Estrellas y hermanos
La tercera estrella Michelin para los Hermanos Torres tiene el aire de un relato que combina las raíces de la infancia con el diseño de un plan que va más allá del azar y de las infinitas combinaciones de la vida
Josep Maria Fonalleras
Escritor
Cuenta Javier Torres que Santi Santamaria le dijo que lo importante, para un cocinero, era “captar el alma del plato”, no reproducir una receta. Lo expresó así después de compartir mesa en varios restaurantes que servían de ejemplo y referencia al entonces joven cocinero. "Solo conozco a alguien que piense igual, Joan Roca". Recupero aquellas palabras ahora que ambos han conseguido, con su local de la calle Taquígraf Serra (Cocina Hermanos Torres), la tercera estrella Michelin, un sueño codiciado durante muchos años que empezó de la forma más humilde, en los fogones de su abuela Catalina, en el Carmel. Del pastel de tortilla de la abuela a la delicada pasta con erizos de mar y aires marinos han pasado muchos años, muchas experiencias, expectativas, fracasos y triunfos. Todo tiene el aire de un relato que combina las raíces inquebrantables de la infancia con el diseño de un plan que va mucho más allá del azar y de las infinitas combinaciones de la vida. Los Hermanos Torres, como dice la Guía Michelin, convocan una "experiencia gastronómica que viaja desde la coherencia por los mejores productos y supera las expectativas del comensal para convertirse en un gran espectáculo". Y lo hacen, lo han hecho, desde la memoria sentimental del gusto hasta la excelencia de la alta cocina, a través de los conocimientos adquiridos en el Reno, en el Hôtel de Ville o en el Racó de Can Fabes, con gente como Rochat (y sobre todo Girardet, su continuador), Violer, Ducasse, Lladonosa o el propio Santamaria, con la idea prístina de confeccionar una cocina propia, impregnada de todo lo que mamaron de niños y de todo lo que después aprendieron, cada uno por su cuenta, en la larga peregrinación hacia la consolidación.

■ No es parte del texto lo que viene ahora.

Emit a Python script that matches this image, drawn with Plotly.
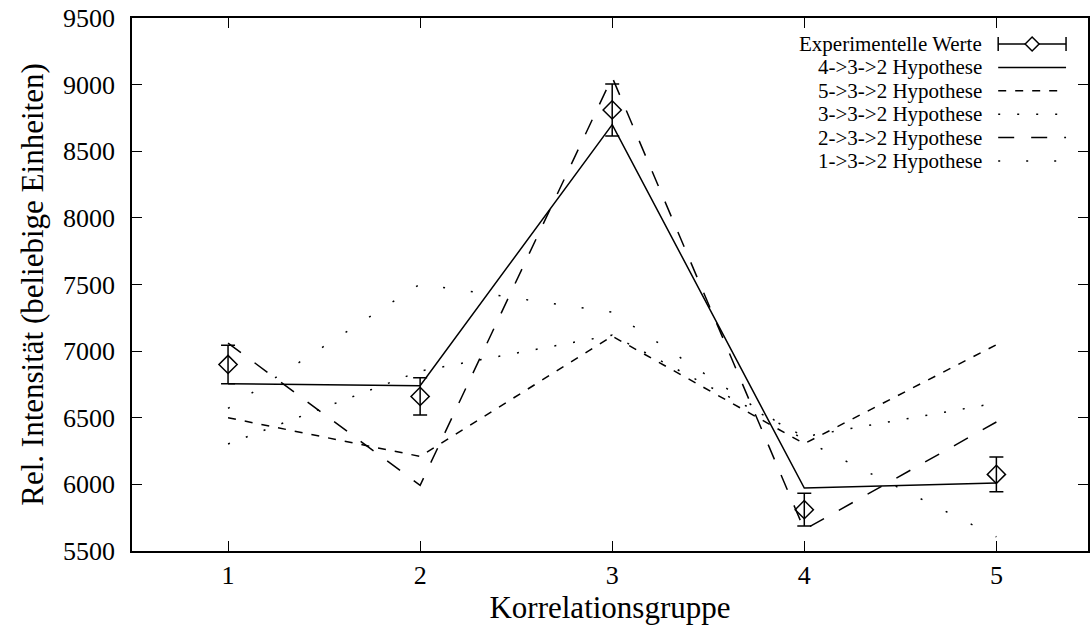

Los conozco desde hace años y es emocionante comprobar cómo han mantenido siempre una máxima que formulaba Javier, referida a su familia: “Lo bueno se vivía como algo extraordinariamente bueno; y lo que era malo, nunca parecía tan malo”. Este espíritu inunda todavía la filosofía de su restaurante. Con el rigor aprendido y con la euforia de quien, pese a todos los quebraderos de cabeza y las frustraciones, sabe que tiene una empresa entre manos. No tanto la de triunfar, sino la de hacerlo juntos a partir de unos principios robustos, inquebrantables.